A DECONSTRUCTION OF SEPKOSKI'S PHANEROZOIC MARINE EVOLUTIONARY FAUNAS BASED ON NEW DIVERSITY ESTIMATES

Paleobiologists have long been faced with either using raw diversity counts biased by variation in sample size or flattening those counts by imposing uniform sample size quotas. Item quota methods such as rarefaction undersample when richness rises because they effectively draw only those taxa with a fixed minimum frequency, and adding more taxa lowers the relative frequency of the existing ones. We need to recast the problem in terms of frequency distribution coverage: if each taxon has a share of the underlying distribution, then the sum of the shares represented by the taxa in a subsample is the coverage.
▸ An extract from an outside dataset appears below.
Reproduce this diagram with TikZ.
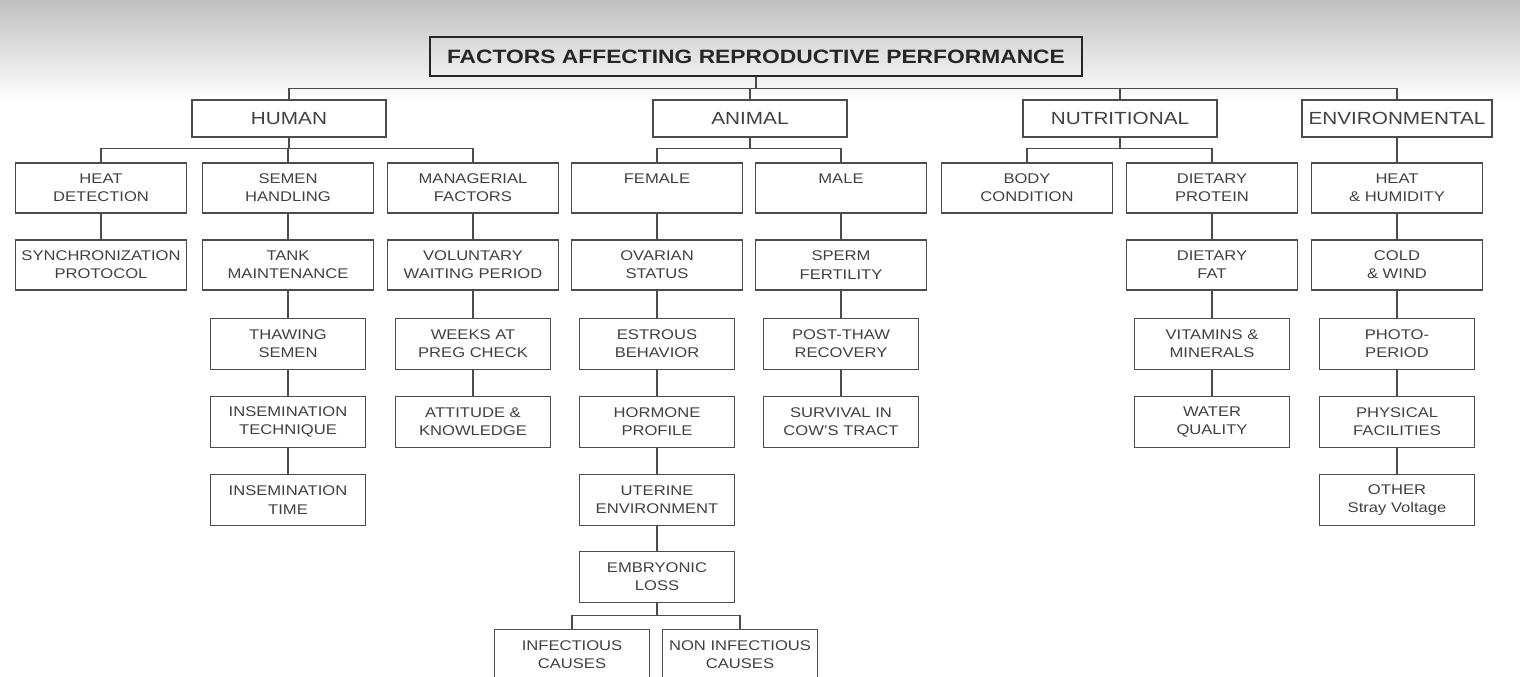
\documentclass[tikz,border=0pt]{standalone}
\usepackage{fontspec}
\setmainfont[FakeStretch=1.18]{Liberation Sans}
\begin{document}
\begin{tikzpicture}[x=0.02cm,y=-0.02cm,
  line/.style={draw=black!70, line width=0.7pt},
  box/.style={line, align=center, inner sep=0pt, text=black!75,
    font=\fontsize{8}{10.4}\selectfont, minimum width=3.42cm, minimum height=1.0cm},
  nbox/.style={box, minimum width=3.1cm, minimum height=1.03cm},
  topbox/.style={box, font=\fontsize{10}{12}\selectfont, minimum width=3.88cm, minimum height=0.74cm},
  titlebox/.style={box, draw=black!85, line width=0.9pt, text=black!85,
    font=\fontsize{11}{13}\selectfont\bfseries, minimum width=13.04cm, minimum height=0.78cm}]
\useasboundingbox (0,0) rectangle (1520,676);
% scan shading at the top
\shade[top color=black!25, bottom color=white] (0,0) rectangle (1520,100);
% Title and main groups
\node[titlebox] (title) at (756,56.5) {FACTORS AFFECTING REPRODUCTIVE PERFORMANCE};
\node[topbox] (human)  at (289,118.5) {HUMAN};
\node[topbox] (animal) at (750,118.5) {ANIMAL};
\node[topbox] (nutri)  at (1120,118.5) {NUTRITIONAL};
\node[topbox, minimum width=3.8cm] (env) at (1397,118.5) {ENVIRONMENTAL};
% --- Human ---
\node[box]  (heat)  at (101,188) {HEAT\\DETECTION};
\node[box]  (sync)  at (101,265) {SYNCHRONIZATION\\PROTOCOL};
\node[box]  (semen) at (288,188) {SEMEN\\HANDLING};
\node[box]  (tank)  at (288,265) {TANK\\MAINTENANCE};
\node[nbox] (thaw)  at (288,344) {THAWING\\SEMEN};
\node[nbox] (tech)  at (288,422) {INSEMINATION\\TECHNIQUE};
\node[nbox] (itime) at (288,500) {INSEMINATION\\TIME};
\node[box]  (manag) at (473,188) {MANAGERIAL\\FACTORS};
\node[box]  (vwp)   at (473,265) {VOLUNTARY\\WAITING PERIOD};
\node[nbox] (weeks) at (473,344) {WEEKS AT\\PREG CHECK};
\node[nbox] (attit) at (473,422) {ATTITUDE \&\\KNOWLEDGE};
% --- Animal ---
\node[box]  (female) at (657,188) {FEMALE\\\mbox{}};
\node[box]  (ovar)   at (657,265) {OVARIAN\\STATUS};
\node[nbox] (estr)   at (657,344) {ESTROUS\\BEHAVIOR};
\node[nbox] (horm)   at (657,422) {HORMONE\\PROFILE};
\node[nbox] (uter)   at (657,500) {UTERINE\\ENVIRONMENT};
\node[nbox] (embr)   at (657,577) {EMBRYONIC\\LOSS};
\node[nbox] (infec)  at (572,655) {INFECTIOUS\\CAUSES};
\node[nbox] (noninf) at (740,655) {NON INFECTIOUS\\CAUSES};
\node[box]  (male)   at (841,188) {MALE\\\mbox{}};
\node[box]  (sperm)  at (841,265) {SPERM\\FERTILITY};
\node[nbox] (post)   at (841,344) {POST-THAW\\RECOVERY};
\node[nbox] (surv)   at (841,422) {SURVIVAL IN\\COW'S TRACT};
% --- Nutritional ---
\node[box]  (body)    at (1027,188) {BODY\\CONDITION};
\node[box]  (protein) at (1212,188) {DIETARY\\PROTEIN};
\node[box]  (fat)     at (1212,265) {DIETARY\\FAT};
\node[nbox] (vitam)   at (1212,344) {VITAMINS \&\\MINERALS};
\node[nbox] (water)   at (1212,422) {WATER\\QUALITY};
% --- Environmental ---
\node[box]  (humid) at (1397,188) {HEAT\\\& HUMIDITY};
\node[box]  (cold)  at (1397,265) {COLD\\\& WIND};
\node[nbox] (photo) at (1397,344) {PHOTO-\\PERIOD};
\node[nbox] (phys)  at (1397,422) {PHYSICAL\\FACILITIES};
\node[nbox] (other) at (1397,500) {OTHER\\Stray Voltage};
% Branch connectors
\foreach \n in {human,animal,nutri,env}
  \draw[line] (title.south) -- ++(0,12) -| (\n.north);
\foreach \n in {heat,semen,manag}
  \draw[line] (human.south) -- ++(0,11) -| (\n.north);
\foreach \n in {female,male}
  \draw[line] (animal.south) -- ++(0,11) -| (\n.north);
\foreach \n in {body,protein}
  \draw[line] (nutri.south) -- ++(0,11) -| (\n.north);
\draw[line] (env.south) -- (humid.north);
\foreach \n in {infec,noninf}
  \draw[line] (embr.south) -- ++(0,12) -| (\n.north);
% Chains
\foreach \a/\b in {heat/sync, semen/tank, tank/thaw, thaw/tech, tech/itime,
    manag/vwp, vwp/weeks, weeks/attit, female/ovar, ovar/estr, estr/horm,
    horm/uter, uter/embr, male/sperm, sperm/post, post/surv, protein/fat,
    fat/vitam, vitam/water, humid/cold, cold/photo, photo/phys, phys/other}
  \draw[line] (\a) -- (\b);
\end{tikzpicture}
\end{document}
The new shareholder quorum subsampling method (SQ) involves drawing collections and crediting shares up to a fixed coverage level (quorum). Unlike rarefaction, SQ is perfectly accurate as long as additions and subtractions to the abundance distribution are random (as is easily shown by simulation). SQ produces a global Phanerozoic marine invertebrate diversity curve from the Paleobiology Database that is similar in many important ways to a recently published one, with no large difference between peak early Paleozoic and Cenozoic diversity. However, it does have a much higher amplitude. Analyzing all the major taxonomic groups separately and then summing their counts recovers the same high-amplitude global pattern (a result that could not have been obtained with rarefaction because its quotas are incommensurate across data sets). Multivariate analysis of the separate curves identifies some associations that resemble Sepkoski's three evolutionary faunas, but there are large differences between members of the same fauna. For example, the "Modern" groups Bryozoa and Gastropoda underwent large Cretaceous radiations but the associated class Bivalvia increased slowly throughout the entire post-Paleozoic. A semiparametric maximum likelihood method demonstrates that density dependent or otherwise complex dynamic models fit the curves for most major groups much better than either random walks or simple exponential growth coefficients. Coupling of curves does not improve the fits. Thus, it appears that overall tracking of a clearly visible but variable carrying capacity emerges from simpler but still strongly logistic dynamics that operate at lower taxonomic ranks.